My S60 has been very reliable and in Ottawa, we have had the worst winter I can recall. 10 straight days of -40C+ weather. Not only did my car start but it heats up very quickly. This is a car made in a country with rough winters and I think all Canadians and Americans living North of New York can be thankful about that.
#1480 of 3081 "no-break-in"
Jan 23, 2004 (10:09 am)
interesting ... the owner's manual supports that?
#1481 of 3081 quick question/Justin
Jan 24, 2004 (7:14 am)
Although I love my S60R, I don't think the S60 offers enough space in the back for your friend (child seats). Assuming she tried it or will try it and it works for her, the S60 is a first pick, if safety is on your/her mind.
Jan 24, 2004 (9:09 am)
thanks for the feedback. she seems to think childseats will fit fine. she looked at two of the cars. i wonder if she realized her kids will GROW soon, and not be able to fit in the car.
she has stuck in her head the "volvo safety/durability" ideas from the 70's and 80's when we grew up. i just wonder if the newer cars are as good. my 1980 hand me down 240 DL was not reliable really, but it was durable in that i couldn't "kill" it, ya know? all news car are so much more complex....
it is snowy this weekend, so i don't think we will go out looking at cars.
Jan 24, 2004 (11:20 am)
Pat, it is true that the manual for the S60 does not specify a break-in period. However, the notion that an engine is not breaking in (or, is already broken in) is stretching reality a bit. The proof that an engine is in fact breaking in can be found in the improvement in gas mileage as the car approaches 2,500 to 3,000 miles. Brand new (with 10 miles on the odometer), my S60 AWD was getting 15 mpg city and 20 mpg highway. (Which is interesting considering the EPA sticker was for 18/25 if memory serves....) As the car reached 1,000 miles, the mileage improved to around 17/22. There was a gradual improvement until around 2,700 miles, when the mileage got up to around 19/26.
This was the break-in procedure that I followed:
1. After starting, gentle drive-off (no more than 1,500 rpm) until the coolant temperature is showing activity. Depending on the outside weather, you could be looking at 1/4 to 1/2 mile.

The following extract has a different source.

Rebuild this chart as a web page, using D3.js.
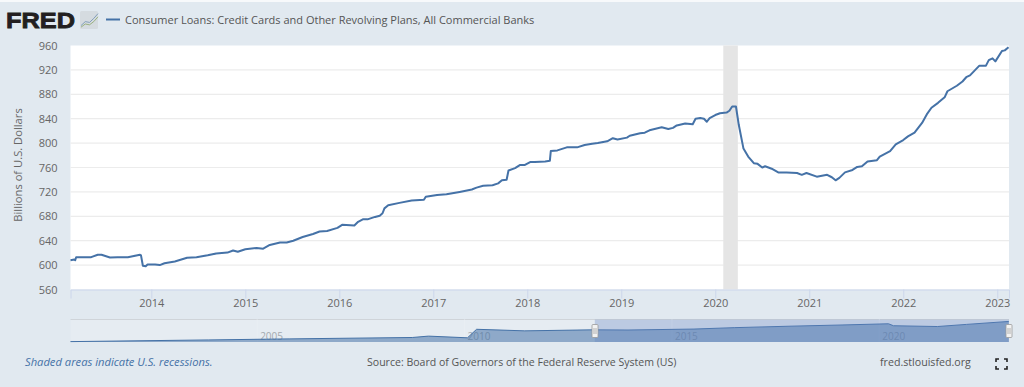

2. After the coolant is starting to warm-up, no more than 2,000 rpm for the first 500 miles. Also, vary the engine loads (absolutely NO cruise control during this period). This may be one instance where stop-and-go traffic is actually good for the car....
3. After the first 500 miles, but until 1,000 miles, follow the same approach in 2. above, but keep the rpm below 3,000.
4. After 1,000 miles, change the oil and filter, and your car will continue the break-in process at its own pace. I would use Mobil 1 synthetic for the oil. There are others that are big fans of Amsoil or other synthetics; which oil to use is a personall decision - I am not a lubrication engineer, what was good for the factory is what is good for me.
One final note, if you have an automatic transmission, I would change the transmission oil at 3,000 miles. This may be perceived to be over-maintaining; however, if you want to keep the car for as long as possible, you need to get the tiny metal particles out of the transmission as soon as possible.
#1484 of 3081 Just drive an enjoy!
Jan 24, 2004 (11:45 am)
Avolvofan: how do you know that your procedure does any good and actually is the reason why the mileage improves? Have you ever tried to do nothing but just drive the car and enjoy? That is what I do and my mileage improved on all the cars I owned! Please, let's try to stop the myth here and just enjoy what you drive!
#1485 of 3081 Re: Break in period
Jan 24, 2004 (11:57 am)
The owners manual is actually quite vague on the subject of a break in period.
We have been told by Volvo to keep the engine out of redline for the 1st 1,000 miles. Varying speeds isn't necessary however. Nor is an early oil change.
I followed these steps w/ my C70 and have had no problems and I drive it pretty fast.